Q 17Jim Knight: Finally, this is a slightly dangerous question, because I do not know what your answer will be. All members of the Committee would acknowledge your expertise and the importance of the work that you have done in your reports on behaviour. Is there anything else, in the context of behaviour, about which we should legislate? Is there anything that we have not done in successive pieces of legislation that we use to implement our work?
Sir Alan Steer: The key things about improving the system are sometimes the simple things which, because they are so simple, do not excite us. I used the word “consistency” earlier and I always use it when I do presentations to groups on behaviour. I often say to them that the trouble is that it does not sound sexy. Our task is to make the word “consistency” sexy. You say that to people and they nod wisely, but they instantly move on and I feel that, in their minds, they think that that is a bit boring. It is not boring, it is hugely significant. There is so much research about the impact of good quality teaching on children, especially the most vulnerable. It is one of the most significant equal-opportunities issues that you can think of—who gains most from good quality teaching?
I am going around the houses to answer your question, but my answer is that our task is to implement what we have got and do it well. As I said earlier, we have got outstanding practice—outstanding practice—but I understand that the variation in these schools, not only between but within them, is one of the highest in OECD countries. If we could only close that variation and lift the weakest up to the standard of even the average, we would probably meet—and exceed—all our targets. I actually think that it can be—I do not know if this is parliamentary language—a cop-out always to search for the big solution. We have the solutions; we just have to get on and implement them.

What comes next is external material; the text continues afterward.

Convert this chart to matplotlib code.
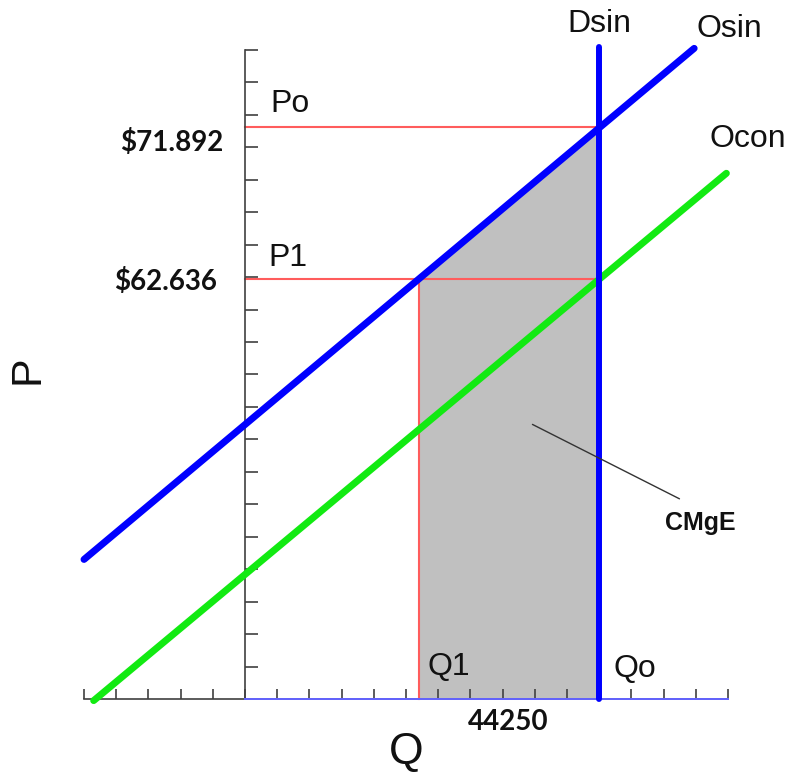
"""Supply / demand diagram with the external marginal cost (CMgE) area."""
import matplotlib

matplotlib.use("Agg")
import matplotlib.pyplot as plt

# Diagram units: one tick = one unit on each axis.
q_ticks = list(range(-5, 16))
p_ticks = list(range(0, 21))

# Osin (private supply) and Ocon (social supply) end points
osin_q = [-5.0, 13.95]
osin_p = [4.3, 20.05]
ocon_q = [-4.7, 14.95]
ocon_p = [-0.05, 16.2]

# Dsin (demand), vertical at Qo
dsin_p = [0.0, 20.1]

q_o, q_1 = 11.0, 5.4
p_o, p_1 = 17.63, 12.94

price_labels = ["$71.892", "$62.636"]
qty_label = "44250"

BLUE = "#0000ff"
GREEN = "#12ea12"
RED = "#ff5c5c"
GREY_FILL = "#c0c0c0"
AXIS = "#404040"

fig = plt.figure(figsize=(7.91, 7.72), dpi=100)
ax = fig.add_axes([0, 0, 1, 1])
ax.set_xlim(-7.609, 16.957)
ax.set_ylim(-2.25, 21.54)

# Axes drawn as spines crossing at the origin
for side in ("top", "right"):
    ax.spines[side].set_visible(False)
ax.spines["left"].set_position(("data", 0))
ax.spines["bottom"].set_position(("data", 0))
ax.spines["left"].set_bounds(0, 20)
ax.spines["bottom"].set_bounds(-5, 15)
for side in ("left", "bottom"):
    ax.spines[side].set_color(AXIS)
    ax.spines[side].set_linewidth(1.2)
ax.set_xticks(q_ticks)
ax.set_yticks(p_ticks)
ax.tick_params(axis="y", direction="in", length=9, width=1.2, color=AXIS,
               labelleft=False)
ax.tick_params(axis="x", direction="in", length=7, width=1.2, color=AXIS,
               labelbottom=False)
# right half of the Q axis is drawn in blue
ax.plot([0, q_ticks[-1]], [0, 0], color="#6464ff", lw=1.4, zorder=3)

# Shaded area between Q1 and Qo under Osin
ax.fill([q_1, q_1, q_o, q_o], [0, p_1, p_o, 0], color=GREY_FILL, lw=0, zorder=1)

# Guide lines
ax.plot([0, q_o], [p_o, p_o], color=RED, lw=1.5, zorder=2)
ax.plot([0, q_o], [p_1, p_1], color=RED, lw=1.5, zorder=2)
ax.plot([q_1, q_1], [0, p_1], color=RED, lw=1.5, zorder=2)

# Curves
ax.plot(ocon_q, ocon_p, color=GREEN, lw=5, solid_capstyle="round", zorder=4)
ax.plot(osin_q, osin_p, color=BLUE, lw=5, solid_capstyle="round", zorder=5)
ax.plot([q_o, q_o], dsin_p, color=BLUE, lw=4.3, solid_capstyle="round", zorder=6)

lab = dict(family="Liberation Sans", fontsize=23, color="#111111")
ax.text(q_o, 20.8, "Dsin", ha="center", va="center", **lab)
ax.text(15.03, 20.65, "Osin", ha="center", va="center", **lab)
ax.text(15.62, 17.26, "Ocon", ha="center", va="center", **lab)
ax.text(0.78, 18.34, "Po", ha="left", va="center", **lab)
ax.text(0.74, 13.59, "P1", ha="left", va="center", **lab)
ax.text(5.68, 1.0, "Q1", ha="left", va="center", **lab)
ax.text(11.43, 0.93, "Qo", ha="left", va="center", **lab)

ax.text(5.0, -1.66, "Q", ha="center", va="center", family="Liberation Sans",
        fontsize=32, color="#111111")
ax.text(-6.77, 10.14, "P", ha="center", va="center", rotation=90,
        family="Liberation Sans", fontsize=31, color="#111111")

num = dict(family="Lato", fontsize=20, fontweight="bold", color="#111111")
ax.text(-0.68, 17.16, price_labels[0], ha="right", va="center", **num)
ax.text(-0.87, 12.85, price_labels[1], ha="right", va="center", **num)
ax.text(8.17, -0.71, qty_label, ha="center", va="center", **num)

# CMgE pointer
ax.annotate("", xy=(8.85, 8.5), xytext=(13.57, 6.13),
            arrowprops=dict(arrowstyle="-", color="#333333", lw=1.0),
            zorder=7)
ax.text(14.13, 5.42, "CMgE", ha="center", va="center",
        family="Liberation Sans", fontsize=18, fontweight="bold",
        color="#111111")

fig.savefig("out.png", dpi=100, facecolor="white")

Q 18Alison Seabeck (Plymouth, Devonport) (Lab): Can we go back to the question of whether primary schools should be included? I do not know if you have had the opportunity, as part of your research, to look at the work done in Plymouth by the Plymouth Excellence Cluster?
Sir Alan Steer: No, I have not.
Sir Alan Steer: The Bill does not preclude them, does it? It makes a requirement of secondary schools to be in a partnership, so in a sense there is flexibility in areas such as Plymouth.
Q 20Alison Seabeck: So others could be drawn in?
Sir Alan Steer: Part of my thinking is that schools are in partnerships, but our problem is that they are in a huge number of them, in all directions. My school was a specialist school in technology and languages and also a training school; I was the leader of the Redbridge network, which contained 56 schools, and there were other links, too. The danger, as Estelle Morris said a few years ago, is that too many relationships are a bit like bigamy: you cannot get a deep relationship with anybody. Real partnership depends so much on trust between people.
My image is one of fewer schools working in partnership, but there is no earthly reason why combinations could not be put together. I cannot imagine a successful system that does not engage with, and link the different phases of primary or further education. If we want genuinely close partnership, we need to think about the optimum number of relationships that a school can have and meaningfully carry them forward.